Raporun sonuç bölümünde ise şu tespitlere yer verildi: “Türkiye’nin, 19 Temmuz 2016’da ilan edilen OHAL ile birlikte KHK’lar ile yönetilmeye başlanması, başta yerel demokrasi olmak üzere birçok demokratik ilke ve işleyişi askıya almıştır. Halkın iradesine el konulmuştur. Uluslararası anlaşmalar ve ülkenin kendi Anayasası hiçe sayılmıştır.

Nitekim Avrupa Konseyi’nin uzmanlık organı olan Venedik Komisyonu’nun Ekim ayında yayınladığı raporda, Türkiye’nin hem kendi Anayasası’nı hem de uluslararası hukuku çiğnediği açık bir biçimde ifade edilmiştir. Raporda, OHAL’in kaldırılıp, KHK’ların iptal edilmesinin demokrasi açısından önemi vurgulanmıştır.”

“Ancak asıl hedefin darbe ile mücadele değil demokratik siyaset olduğu, partimizin Eş Genel Başkanı Sebahat Tuncel’in, belediye eş başkanlarımızın, binlerce üye ve yöneticimizin; yine HDP Eş Genel Başkanları, milletvekilleri, üye ve yöneticilerinin tutuklanması ile açığa çıkmıştır. Yine DBP’li belediyeler bu darbe sürecinde ağır saldırı altında kalmış, halkın yüksek oylarla seçtiği belediyelere el konulmuştur.

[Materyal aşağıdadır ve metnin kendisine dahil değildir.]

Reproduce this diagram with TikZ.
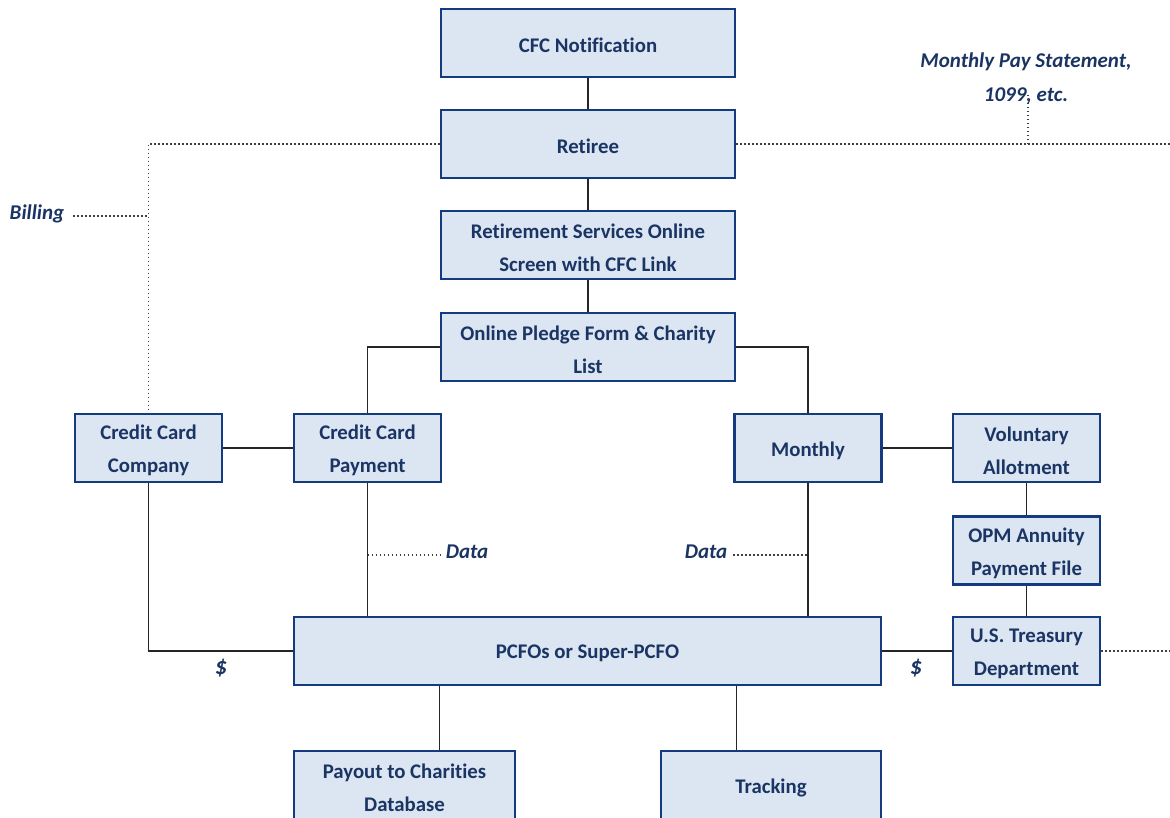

Atanan kayyumlar marifetiyle belediyelerimizin halkla birlikte inşa ettikleri, başta kültür ve kadın çalışmaları olmak üzere o ‘yer’e ait olan çalışmalar, ağır baskı altına alınıp, tahrip edilmiştir.

Demokraside önemli bir yere sahip olan yerel yönetimler, kayyum atamaları ve uygulamaları ile büyük darbe almış, iradesi gasp edilen halklar ile devlet arasındaki makas daha da açılmıştır. Merkezi devletin, yıllardır yürüttüğü ‘tekleştirme’ politikaları, halklarda öfke yaratmış, onarılması her geçen gün daha da zorlaşan sonuçlara sebebiyet vermiştir. Tarihsel akış içinde, toplumsal sorunlar, hiçbir döneminde, hiçbir coğrafyada baskı ve zora dayalı politikalarla çözüme kavuşturulamamıştır.”

 

“Tek çözüm yerinden yönetim”

“Ortadoğu coğrafyası gibi kaotik bir coğrafyada, yüzyıllardır çözülemeyen Kürt sorununa, savaşa dayalı politikalarla çözüm aramak daha fazla ölüm, daha fazla gözyaşı, derinleşen bir öfke, onarılması güç toplumsal sorunlar anlamına gelmektedir.

Güvenlikçi yaklaşımlarla soruna çözüm aramak, Kürtlerin açığa çıkardıkları örgütlü iradelerini gasp etmek, çözümsüzlükte ve savaş politikalarında ısrar etme anlamına gelmektedir. AKP iktidarının ve Türk devlet yapısının, yıllardır denediği ve sonuca ulaşamadığı savaşa dayalı politikalarından vazgeçip, eşit ve anayasal yurttaşlığa dayalı, demokratik yerinden yönetim temelli çözümü esas alması, içine girdikleri derin kaos ve krizden çıkmanın tek yoludur.

Bunun için de öncelikle OHAL’in kaldırılıp bütün KHK’ların koşulsuz iptal edilerek, ülkenin normalleşmesinin önü açılmalıdır.”